Job: From the first line of the listing below, retype each line up to and including the one with "(0,0) rectangle (894,586);"; pictures stay out.

--- Available data ---

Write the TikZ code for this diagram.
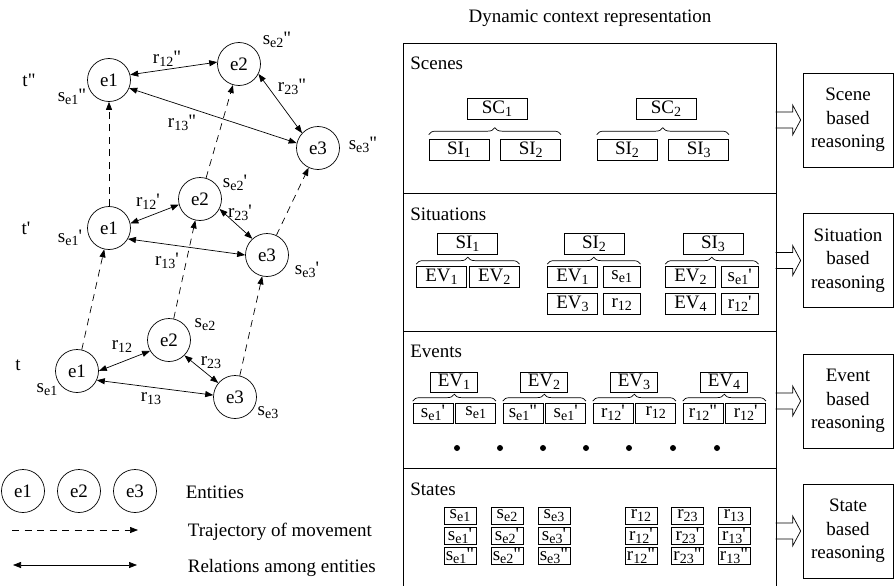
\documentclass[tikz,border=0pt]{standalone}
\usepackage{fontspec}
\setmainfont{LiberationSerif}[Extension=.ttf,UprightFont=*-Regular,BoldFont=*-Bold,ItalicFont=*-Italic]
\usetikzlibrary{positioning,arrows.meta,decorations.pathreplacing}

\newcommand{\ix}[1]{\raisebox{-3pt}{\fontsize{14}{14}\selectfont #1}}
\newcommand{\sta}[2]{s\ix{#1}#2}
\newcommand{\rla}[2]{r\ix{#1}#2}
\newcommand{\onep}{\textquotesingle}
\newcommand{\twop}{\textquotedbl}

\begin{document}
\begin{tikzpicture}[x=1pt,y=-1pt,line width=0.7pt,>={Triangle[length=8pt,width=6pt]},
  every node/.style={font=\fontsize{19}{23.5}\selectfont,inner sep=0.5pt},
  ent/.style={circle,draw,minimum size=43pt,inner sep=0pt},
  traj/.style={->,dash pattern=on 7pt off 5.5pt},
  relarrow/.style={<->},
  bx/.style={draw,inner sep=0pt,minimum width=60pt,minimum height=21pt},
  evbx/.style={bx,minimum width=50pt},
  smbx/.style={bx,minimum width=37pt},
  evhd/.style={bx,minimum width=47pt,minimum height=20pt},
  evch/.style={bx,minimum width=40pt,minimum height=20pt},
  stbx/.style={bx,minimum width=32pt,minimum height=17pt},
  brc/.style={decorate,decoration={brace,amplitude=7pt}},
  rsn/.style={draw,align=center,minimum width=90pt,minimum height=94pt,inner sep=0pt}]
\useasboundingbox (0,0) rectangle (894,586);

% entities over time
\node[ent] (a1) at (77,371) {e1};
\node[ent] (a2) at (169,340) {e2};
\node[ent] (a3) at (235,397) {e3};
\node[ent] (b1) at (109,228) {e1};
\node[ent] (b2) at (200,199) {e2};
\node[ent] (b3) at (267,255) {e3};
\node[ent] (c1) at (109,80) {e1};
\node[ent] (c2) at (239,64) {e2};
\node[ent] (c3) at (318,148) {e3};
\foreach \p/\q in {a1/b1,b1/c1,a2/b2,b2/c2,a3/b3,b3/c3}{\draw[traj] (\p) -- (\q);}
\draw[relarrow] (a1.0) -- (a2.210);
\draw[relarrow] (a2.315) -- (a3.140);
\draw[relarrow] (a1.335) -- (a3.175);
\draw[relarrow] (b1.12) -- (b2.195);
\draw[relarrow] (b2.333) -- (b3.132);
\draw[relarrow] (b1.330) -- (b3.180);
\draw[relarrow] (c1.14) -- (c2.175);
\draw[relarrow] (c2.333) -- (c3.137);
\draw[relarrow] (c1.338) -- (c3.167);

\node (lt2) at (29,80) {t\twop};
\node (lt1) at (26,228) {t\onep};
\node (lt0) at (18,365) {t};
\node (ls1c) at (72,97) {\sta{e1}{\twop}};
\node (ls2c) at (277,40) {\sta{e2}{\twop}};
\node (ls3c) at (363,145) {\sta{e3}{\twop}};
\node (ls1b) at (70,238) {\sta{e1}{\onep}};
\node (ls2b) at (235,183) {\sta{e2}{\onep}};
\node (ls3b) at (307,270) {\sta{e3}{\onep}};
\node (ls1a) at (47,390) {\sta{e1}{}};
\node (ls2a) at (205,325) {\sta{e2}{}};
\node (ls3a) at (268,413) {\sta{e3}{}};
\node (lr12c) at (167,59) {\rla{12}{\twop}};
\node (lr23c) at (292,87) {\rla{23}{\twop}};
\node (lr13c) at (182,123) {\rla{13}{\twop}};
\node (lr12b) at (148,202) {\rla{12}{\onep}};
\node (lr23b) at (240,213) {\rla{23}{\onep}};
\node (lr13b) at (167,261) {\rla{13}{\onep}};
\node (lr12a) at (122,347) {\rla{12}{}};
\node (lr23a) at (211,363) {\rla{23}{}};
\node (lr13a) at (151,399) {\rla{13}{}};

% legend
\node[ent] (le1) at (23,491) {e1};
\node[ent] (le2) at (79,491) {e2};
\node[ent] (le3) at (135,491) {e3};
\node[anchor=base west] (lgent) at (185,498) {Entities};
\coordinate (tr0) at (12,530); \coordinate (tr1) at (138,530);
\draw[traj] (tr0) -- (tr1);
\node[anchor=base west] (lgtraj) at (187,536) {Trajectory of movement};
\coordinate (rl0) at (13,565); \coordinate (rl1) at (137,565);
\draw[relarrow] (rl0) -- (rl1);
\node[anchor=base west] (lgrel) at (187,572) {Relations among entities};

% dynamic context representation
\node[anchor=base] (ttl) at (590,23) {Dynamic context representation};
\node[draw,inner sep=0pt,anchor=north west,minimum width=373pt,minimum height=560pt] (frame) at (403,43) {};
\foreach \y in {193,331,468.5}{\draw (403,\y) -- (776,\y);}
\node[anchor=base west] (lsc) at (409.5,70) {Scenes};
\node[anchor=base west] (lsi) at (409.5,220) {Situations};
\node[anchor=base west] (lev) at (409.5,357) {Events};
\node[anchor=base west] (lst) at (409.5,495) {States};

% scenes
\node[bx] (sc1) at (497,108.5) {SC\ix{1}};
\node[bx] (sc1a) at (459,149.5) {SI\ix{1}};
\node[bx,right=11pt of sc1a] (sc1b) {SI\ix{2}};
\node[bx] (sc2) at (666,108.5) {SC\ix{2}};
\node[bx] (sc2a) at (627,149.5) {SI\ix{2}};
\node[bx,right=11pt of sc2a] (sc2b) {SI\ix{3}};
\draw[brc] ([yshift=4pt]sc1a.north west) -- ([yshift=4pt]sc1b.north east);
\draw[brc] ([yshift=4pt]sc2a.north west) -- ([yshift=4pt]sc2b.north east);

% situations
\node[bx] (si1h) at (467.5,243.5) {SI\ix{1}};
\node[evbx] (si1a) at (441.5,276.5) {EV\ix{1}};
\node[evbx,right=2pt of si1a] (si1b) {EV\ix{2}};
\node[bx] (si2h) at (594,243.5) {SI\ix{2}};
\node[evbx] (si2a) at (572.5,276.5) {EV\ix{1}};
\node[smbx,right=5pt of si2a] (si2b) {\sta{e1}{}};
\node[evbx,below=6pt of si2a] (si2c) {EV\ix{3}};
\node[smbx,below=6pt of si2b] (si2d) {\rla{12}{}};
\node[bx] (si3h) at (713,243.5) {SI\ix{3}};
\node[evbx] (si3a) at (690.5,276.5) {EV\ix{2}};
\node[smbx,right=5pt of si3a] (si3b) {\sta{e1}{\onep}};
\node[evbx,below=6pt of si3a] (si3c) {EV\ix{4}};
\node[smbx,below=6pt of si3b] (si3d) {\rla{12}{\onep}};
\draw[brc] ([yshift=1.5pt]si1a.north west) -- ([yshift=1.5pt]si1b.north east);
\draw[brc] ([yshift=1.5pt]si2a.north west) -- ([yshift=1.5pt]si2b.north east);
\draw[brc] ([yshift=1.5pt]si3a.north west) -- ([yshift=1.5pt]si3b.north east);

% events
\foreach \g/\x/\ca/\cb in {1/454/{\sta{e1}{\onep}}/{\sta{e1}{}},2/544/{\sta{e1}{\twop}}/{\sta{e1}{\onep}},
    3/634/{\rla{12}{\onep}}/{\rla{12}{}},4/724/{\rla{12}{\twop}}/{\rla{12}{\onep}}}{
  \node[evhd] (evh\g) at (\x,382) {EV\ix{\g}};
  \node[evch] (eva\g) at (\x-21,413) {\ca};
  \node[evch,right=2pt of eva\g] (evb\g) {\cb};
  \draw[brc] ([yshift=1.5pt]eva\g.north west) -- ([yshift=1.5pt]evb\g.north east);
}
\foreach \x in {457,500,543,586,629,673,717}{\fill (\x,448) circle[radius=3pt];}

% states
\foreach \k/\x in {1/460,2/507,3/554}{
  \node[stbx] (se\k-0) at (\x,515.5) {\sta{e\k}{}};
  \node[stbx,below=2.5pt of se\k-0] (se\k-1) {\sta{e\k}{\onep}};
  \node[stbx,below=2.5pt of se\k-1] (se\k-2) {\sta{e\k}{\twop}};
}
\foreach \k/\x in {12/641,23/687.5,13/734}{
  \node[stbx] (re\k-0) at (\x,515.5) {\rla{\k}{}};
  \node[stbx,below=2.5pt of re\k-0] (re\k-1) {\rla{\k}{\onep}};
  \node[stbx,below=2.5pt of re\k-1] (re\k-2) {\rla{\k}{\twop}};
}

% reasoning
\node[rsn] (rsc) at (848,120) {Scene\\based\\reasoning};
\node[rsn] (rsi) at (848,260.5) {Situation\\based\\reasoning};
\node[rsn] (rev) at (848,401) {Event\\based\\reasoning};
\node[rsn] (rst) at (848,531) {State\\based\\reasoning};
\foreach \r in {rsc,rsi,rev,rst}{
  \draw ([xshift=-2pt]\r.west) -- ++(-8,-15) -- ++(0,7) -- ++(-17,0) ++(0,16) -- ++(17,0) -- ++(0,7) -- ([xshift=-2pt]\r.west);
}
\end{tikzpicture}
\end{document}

---

Answer:
Write the TikZ code for this diagram.
\documentclass[tikz,border=0pt]{standalone}
\usepackage{fontspec}
\setmainfont{LiberationSerif}[Extension=.ttf,UprightFont=*-Regular,BoldFont=*-Bold,ItalicFont=*-Italic]
\usetikzlibrary{positioning,arrows.meta,decorations.pathreplacing}

\newcommand{\ix}[1]{\raisebox{-3pt}{\fontsize{14}{14}\selectfont #1}}
\newcommand{\sta}[2]{s\ix{#1}#2}
\newcommand{\rla}[2]{r\ix{#1}#2}
\newcommand{\onep}{\textquotesingle}
\newcommand{\twop}{\textquotedbl}

\begin{document}
\begin{tikzpicture}[x=1pt,y=-1pt,line width=0.7pt,>={Triangle[length=8pt,width=6pt]},
  every node/.style={font=\fontsize{19}{23.5}\selectfont,inner sep=0.5pt},
  ent/.style={circle,draw,minimum size=43pt,inner sep=0pt},
  traj/.style={->,dash pattern=on 7pt off 5.5pt},
  relarrow/.style={<->},
  bx/.style={draw,inner sep=0pt,minimum width=60pt,minimum height=21pt},
  evbx/.style={bx,minimum width=50pt},
  smbx/.style={bx,minimum width=37pt},
  evhd/.style={bx,minimum width=47pt,minimum height=20pt},
  evch/.style={bx,minimum width=40pt,minimum height=20pt},
  stbx/.style={bx,minimum width=32pt,minimum height=17pt},
  brc/.style={decorate,decoration={brace,amplitude=7pt}},
  rsn/.style={draw,align=center,minimum width=90pt,minimum height=94pt,inner sep=0pt}]
\useasboundingbox (0,0) rectangle (894,586);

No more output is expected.